The theory with the 4680 is that with even with only a partial dry electrode process it is overall a cheaper battery to produce.

I hear and agree, but battery cost is tied to material usage, so higher Wh/kg means less kg means lower cost (all else being equal).
Similarly, longevity is a cost.
Mass is a cost (efficency, payload, performs)

Wh/kg (at vehicle level) is critical for higher range/ payload vehicles like Cybertruck and Semi.

LFP are lower Wh/kg (not quite 100, but down there at 125Wh/kg or so) and lower cost and used for SR packs and energy storage.

 

[Cosmacelf]

I hear and agree, but battery cost is tied to material usage, so higher Wh/kg means less kg means lower cost (all else being equal).
Similarly, longevity is a cost.
Mass is a cost (efficency, payload, performs)
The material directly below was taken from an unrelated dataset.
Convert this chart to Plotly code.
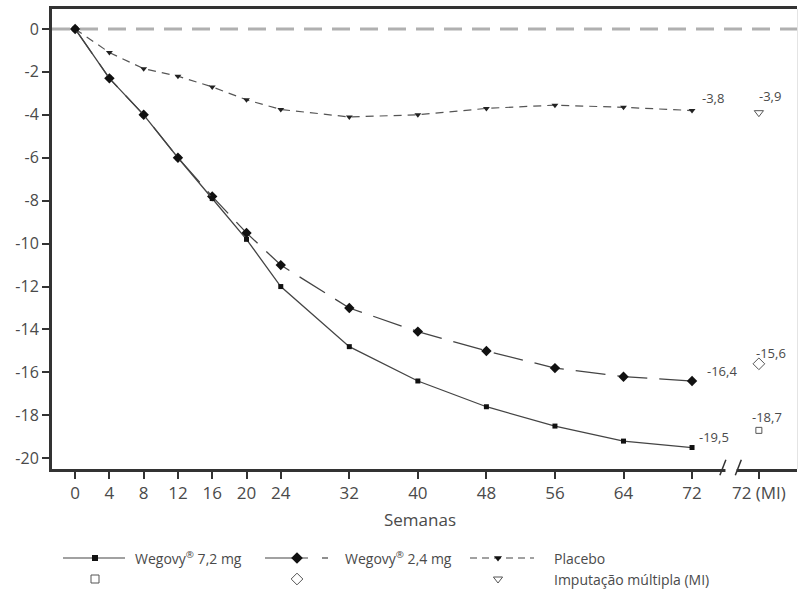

Wh/kg (at vehicle level) is critical for higher range/ payload vehicles like Cybertruck and Semi.

LFP are lower Wh/kg (not quite 100, but down there at 125Wh/kg or so) and lower cost and used for SR packs and energy storage.

Well, yes, if you are a battery engineer, you care about everything including materials used because of ability to source, cost, etc. But this sub-thread started from the Limiting Factor video where the author was surprised to see 4680 Wh/kg wasn't any better than current Tesla batteries. And my point is that it doesn't need to be as long as overall cost is lower.

But I'm not sure what point you're trying to make since you are making the same point I made in the post you are responding to. LFP batteries are a prime example, crappy Wh/Kg, but overall cheaper to use in a particular car (lower range one).